Si la procédure a été boiteuse, si la forme n’a pas été respectée, c’est bien regrettable ; mais combien il est plus regrettable que, sans forme aucune, sans nulle procédure, des millions d’hommes aient été abattus en rase campagne, réduits à mourir dans les parcs concentrationnaires, asphyxiés de la main des tueurs dans les chambres à gaz, sans avoir de juges pour les juger, de procureurs pour les mettre en accusation, ni d’avocats pour les défendre !
Enfin, si le procès des vaincus n’est, comme le soutient M. Bardèche, qu’une demi-justice, et si le procès des vainqueurs reste à faire, si la moitié des assassins demeurent en liberté, si le non-lieu dont bénéficient les gagnants de la guerre laisse l’équité insatisfaite, qu’y pouvons-nous ?
Ce n’est pas nous qui avons inventé Nuremberg ; nous n’y avons été ni légistes, ni juges, ni avocats, ni accusateurs, ni témoins ; nous ne sommes que des membres obscurs du public international. Nous sommes là dans une jungle où les mœurs des fauves nous inquiètent, parce que notre vie et notre sécurité en dépendent, mais où nous n’avons pas à discuter les lois qu’ils s’appliquent entre eux et que nous n’avons point édictées. Si leurs lois évoluent, si leurs tribunaux ne sont pas réguliers, c’est bien déplorable pour le petit gibier que nous sommes et qui n’a que trop d’expérience de ces tribunaux et de ces lois ; mais, habitués à trembler pour nous, nous nous taisons lorsque ce sont les maîtres de la jungle qui s’appellent les uns les autres à la barre et qui constatent à leur détriment cette même injustice et cette même inflexibilité dont nous les accusons si souvent. Nous écoutons le verdict ; nous disons : « Les tigres ont jugé les loups.»
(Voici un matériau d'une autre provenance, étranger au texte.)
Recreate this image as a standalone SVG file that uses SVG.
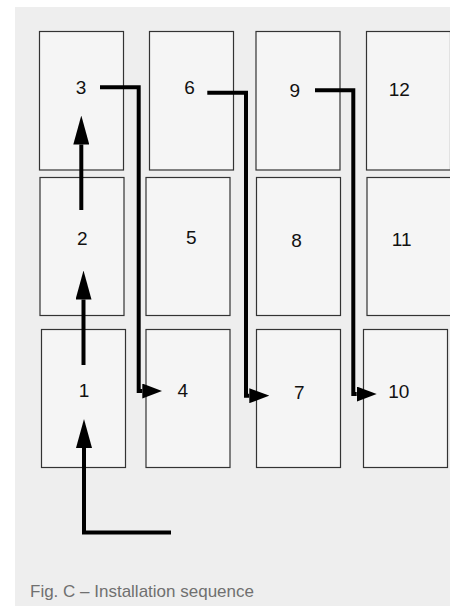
<svg xmlns="http://www.w3.org/2000/svg" width="450" height="606" viewBox="0 0 450 606">
  <style>
    .box { fill: #f5f5f5; stroke: #333333; stroke-width: 1.2; }
    .num { font-family: "Liberation Sans", Arial, sans-serif; font-size: 19px; fill: #111111; text-anchor: middle; }
    .conn { fill: none; stroke: #000000; stroke-width: 4; stroke-linejoin: miter; stroke-linecap: butt; }
    .cap { font-family: "Liberation Sans", Arial, sans-serif; font-size: 17px; fill: #707070; }
  </style>
  <defs>
    <marker id="arrowLong" markerUnits="userSpaceOnUse" markerWidth="29" markerHeight="16" viewBox="0 0 29 16" refX="0" refY="8" orient="auto">
      <path d="M0,0 L29,8 L0,16 z" fill="#000000"/>
    </marker>
    <marker id="arrowShort" markerUnits="userSpaceOnUse" markerWidth="20" markerHeight="15" viewBox="0 0 20 15" refX="0" refY="7.5" orient="auto">
      <path d="M0,0 L20,7.5 L0,15 z" fill="#000000"/>
    </marker>
  </defs>

  <rect x="15" y="7" width="435" height="599" fill="#eeeeee"/>

  <g id="node-3"><rect class="box" x="39.5" y="31.5" width="84" height="138.5"/><text class="num" x="81" y="94">3</text></g>
  <g id="node-6"><rect class="box" x="149.5" y="31.5" width="84" height="138.5"/><text class="num" x="189.5" y="94">6</text></g>
  <g id="node-9"><rect class="box" x="256" y="31.5" width="84" height="138.5"/><text class="num" x="294.7" y="96.5">9</text></g>
  <g id="node-12"><rect class="box" x="366.5" y="31.5" width="84" height="138.5"/><text class="num" x="399.3" y="95.5">12</text></g>

  <g id="node-2"><rect class="box" x="40" y="177.5" width="84" height="138"/><text class="num" x="82.2" y="245">2</text></g>
  <g id="node-5"><rect class="box" x="146" y="177.5" width="84" height="138"/><text class="num" x="191.2" y="244">5</text></g>
  <g id="node-8"><rect class="box" x="256.5" y="177.5" width="84" height="138"/><text class="num" x="296.5" y="247">8</text></g>
  <g id="node-11"><rect class="box" x="367" y="177.5" width="84" height="138"/><text class="num" x="401.7" y="245.5">11</text></g>

  <g id="node-1"><rect class="box" x="41.5" y="329.5" width="84" height="138"/><text class="num" x="84" y="397">1</text></g>
  <g id="node-4"><rect class="box" x="146" y="329.5" width="84" height="138"/><text class="num" x="182.7" y="397">4</text></g>
  <g id="node-7"><rect class="box" x="256.5" y="329.5" width="84" height="138"/><text class="num" x="299.2" y="399">7</text></g>
  <g id="node-10"><rect class="box" x="363.5" y="329.5" width="84" height="138"/><text class="num" x="398.8" y="398">10</text></g>

  <g id="connectors">
    <path class="conn" d="M171,532.5 H84 V448" marker-end="url(#arrowLong)"/>
    <path class="conn" d="M83.5,365 V299.5" marker-end="url(#arrowLong)"/>
    <path class="conn" d="M81.3,210 V144.5" marker-end="url(#arrowLong)"/>
    <path class="conn" d="M100,87.3 H138.7 V391 H142.3" marker-end="url(#arrowShort)"/>
    <path class="conn" d="M207.3,92.7 H246 V395.7 H249.3" marker-end="url(#arrowShort)"/>
    <path class="conn" d="M315,90.3 H353.3 V394 H356.7" marker-end="url(#arrowShort)"/>
  </g>

  <text class="cap" x="30" y="596.5">Fig. C – Installation sequence</text>
</svg>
Nous ignorons si, un jour, on jugera les tigres, après quels horribles désastres, quelles nouvelles épouvantes sans nom, ce jugement interviendra, et nous ne savons pas qui le rendra. Mais d’ores et déjà nous nous posons la question de savoir où sera alors la « terre promise », et ce que les Bardèche de l’avenir pourront bien penser de ce nouveau Nuremberg.